Historical market data, future financial projections and assumptions made, required capital to be raised, future valuations and cash flows, projected growth rate, sales, and marketing plans, etc. are not tested and approved by experts. Today there are investment platforms which provide expert guidance to entrepreneurs regarding all these. They offer a periodic review for key indicators like growth, profitability, Liquidity, leverage, and activity and compare them with industry benchmarks.

d) Mismanaged data:

Once the deal is made with investors, investors would ask for documentations like intellectual property protection documents, non-disclosure agreements and various data regarding the company – employee data, resource data, etc.

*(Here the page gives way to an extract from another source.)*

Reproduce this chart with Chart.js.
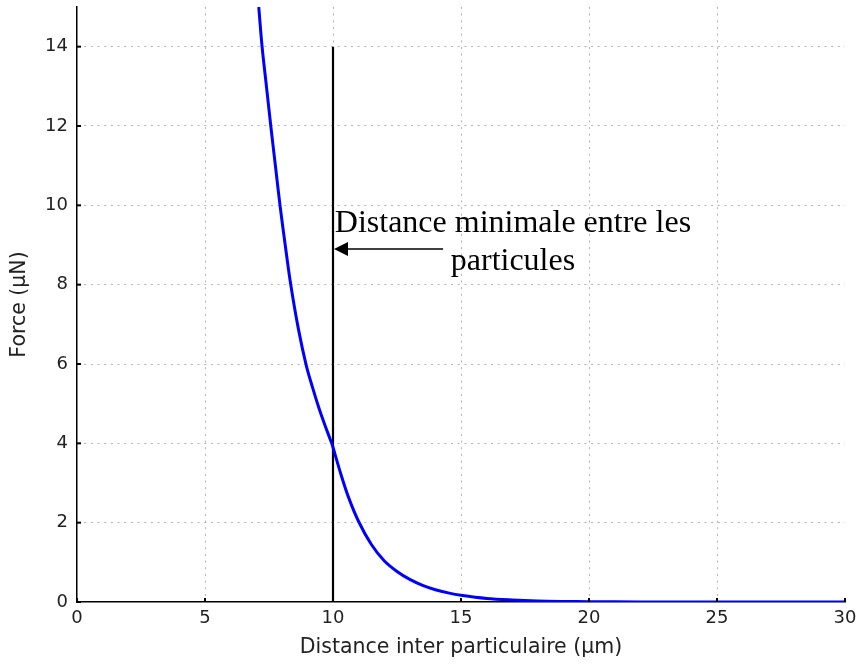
<!DOCTYPE html>
<html>
<head>
<meta charset="utf-8">
<script src="https://cdn.jsdelivr.net/npm/chart.js@4/dist/chart.umd.min.js"></script>
<style>
  html, body { margin: 0; padding: 0; background: #fff; }
</style>
</head>
<body>
<canvas id="c" width="861" height="664"></canvas>
<script>
// ── Data ───────────────────────────────────────────────────────────────────────
const distance = [7.1, 7.23, 7.4, 7.57, 7.75, 7.93, 8.14, 8.35, 8.65, 8.95, 9.2, 9.45, 9.7, 9.95,
                  10.0, 10.3, 10.6, 11.0, 11.5, 12, 12.5, 13, 13.5, 14, 14.5, 15, 16, 17, 18, 19,
                  20, 22, 25, 30];
const force    = [15, 14, 13, 12, 11, 10, 8.97, 8, 6.88, 5.98, 5.41, 4.89, 4.43, 4.0,
                  3.9, 3.24, 2.65, 2.03, 1.45, 1.04, 0.77, 0.57, 0.42, 0.31, 0.23, 0.17, 0.09, 0.05, 0.026, 0.014,
                  0.007, 0.002, 0.0005, 0];
const xTicks = [0, 5, 10, 15, 20, 25, 30];
const yTicks = [0, 2, 4, 6, 8, 10, 12, 14];

const minDistance = 10;       // vertical marker
const minDistanceTop = 14;
const noteLines  = ['Distance minimale entre les', 'particules'];
const noteX      = 17.03;
const noteY      = [9.34, 8.38];
const arrowFrom  = { x: 14.3, y: 8.9 };
const arrowTo    = { x: 10.0, y: 8.9 };

const TICK_FONT  = { family: '"DejaVu Sans"', size: 18 };
const TITLE_FONT = { family: '"DejaVu Sans"', size: 20.5 };
const gridColor  = ctx => (ctx.tick && (ctx.tick.value === 0 || ctx.tick.value === 30)) ? 'rgba(0,0,0,0)' : '#b3b3b3';

// ── Inner tick marks, arrow and note ───────────────────────────────────────────
const annotate = {
  id: 'annotate',
  afterDatasetsDraw(chart) {
    const { ctx, scales: { x, y } } = chart;
    ctx.save();
    ctx.strokeStyle = '#000';
    ctx.lineWidth = 2;
    for (const v of xTicks) {
      const px = x.getPixelForValue(v);
      ctx.beginPath(); ctx.moveTo(px, y.bottom); ctx.lineTo(px, y.bottom - 4); ctx.stroke();
    }
    for (const v of yTicks) {
      const py = y.getPixelForValue(v);
      ctx.beginPath(); ctx.moveTo(x.left, py); ctx.lineTo(x.left + 4, py); ctx.stroke();
    }

    // arrow pointing at the marker line
    const ax0 = x.getPixelForValue(arrowFrom.x), ay0 = y.getPixelForValue(arrowFrom.y);
    const ax1 = x.getPixelForValue(arrowTo.x) + 1, ay1 = y.getPixelForValue(arrowTo.y);
    ctx.lineWidth = 1.5;
    ctx.beginPath(); ctx.moveTo(ax0, ay0); ctx.lineTo(ax1 + 12, ay1); ctx.stroke();
    ctx.fillStyle = '#000';
    ctx.beginPath();
    ctx.moveTo(ax1, ay1);
    ctx.lineTo(ax1 + 14, ay1 - 7);
    ctx.lineTo(ax1 + 14, ay1 + 7);
    ctx.closePath();
    ctx.fill();

    ctx.font = '32px "Liberation Serif"';
    ctx.textAlign = 'center';
    ctx.textBaseline = 'alphabetic';
    noteLines.forEach((t, i) => ctx.fillText(t, x.getPixelForValue(noteX), y.getPixelForValue(noteY[i])));
    ctx.restore();
  }
};

new Chart(document.getElementById('c').getContext('2d'), {
  type: 'line',
  data: {
    datasets: [{
      data: distance.map((d, i) => ({ x: d, y: force[i] })),
      borderColor: '#0000ff',
      borderWidth: 3,
      pointRadius: 0,
      tension: 0.35,
      fill: false,
    }, {
      data: [{ x: minDistance, y: 0 }, { x: minDistance, y: minDistanceTop }],
      borderColor: '#000',
      borderWidth: 2.2,
      pointRadius: 0,
      fill: false,
    }]
  },
  options: {
    responsive: false,
    animation: false,
    layout: { padding: { top: 7, right: 16, left: 0, bottom: 0 } },
    plugins: { legend: { display: false }, tooltip: { enabled: false } },
    scales: {
      x: {
        type: 'linear', min: 0, max: 30,
        afterBuildTicks: s => { s.ticks = xTicks.map(v => ({ value: v })); },
        afterFit: s => { s.height = 62; s.paddingLeft = 0; s.paddingRight = 0; },
        grid: { color: gridColor, lineWidth: 1, drawTicks: false },
        border: { display: true, color: '#000', width: 1.5, dash: [2, 4.67] },
        ticks: { color: '#222', font: TICK_FONT, padding: 6, maxRotation: 0 },
        title: { display: true, text: 'Distance inter particulaire (μm)', color: '#222', font: TITLE_FONT, padding: { top: 4, bottom: 4 } }
      },
      y: {
        type: 'linear', min: 0, max: 15,
        afterBuildTicks: s => { s.ticks = yTicks.map(v => ({ value: v })); },
        afterFit: s => { s.width = 77; s.paddingTop = 0; s.paddingBottom = 0; },
        grid: { color: gridColor, lineWidth: 1, drawTicks: false },
        border: { display: true, color: '#000', width: 1.5, dash: [2, 4.67] },
        ticks: { color: '#222', font: TICK_FONT, padding: 9 },
        title: { display: true, text: 'Force (μN)', color: '#222', font: TITLE_FONT, padding: { top: 7, bottom: 0 } }
      }
    }
  },
  plugins: [annotate]
});
</script>
</body>
</html>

Mixing up of this data can even lead to termination of the deal. In today’s scenario, investors are also asking for data regarding the critical performance indicators of the start-ups on a weekly or monthly basis.

e) Difficulty in getting your lead investor:

Lead investor merely is your first investor. A leading investor is critical in various ways. He is the one who attracts further investments. So the size of the investment he makes is also essential. According to the figures provided by crowd funding platform, Seeders: Start-ups with 20% investment from lead investor succeeded 80% of time and those with 35% investment from lead investor succeeded always while those with 0% lead investor investment failed 75% of time. A leading investor should be business oriented in his venture and with good knowledge in the industry.

f) Building investor networks:

You cannot expect any unknown investor getting attracted by your pitch and starts pumping money for your start-up. Building relationships with investors is most important as investors would invest only if they find you trustworthy and capable. It’s not always about the idea, but it’s about the ability to execute. You should build relations with a network of investors through LinkedIn, networking workshops, crowd funding platforms, mentors etc before pitching your idea.

So the most important thing is to reduce the risks for investors. With proper measures to remove the risks of investment, Entrepreneurs would be able to instill confidence among the investors and attract more investments. With adequate understanding between investors and entrepreneurs, fundraising for start-ups can be made accessible and productive.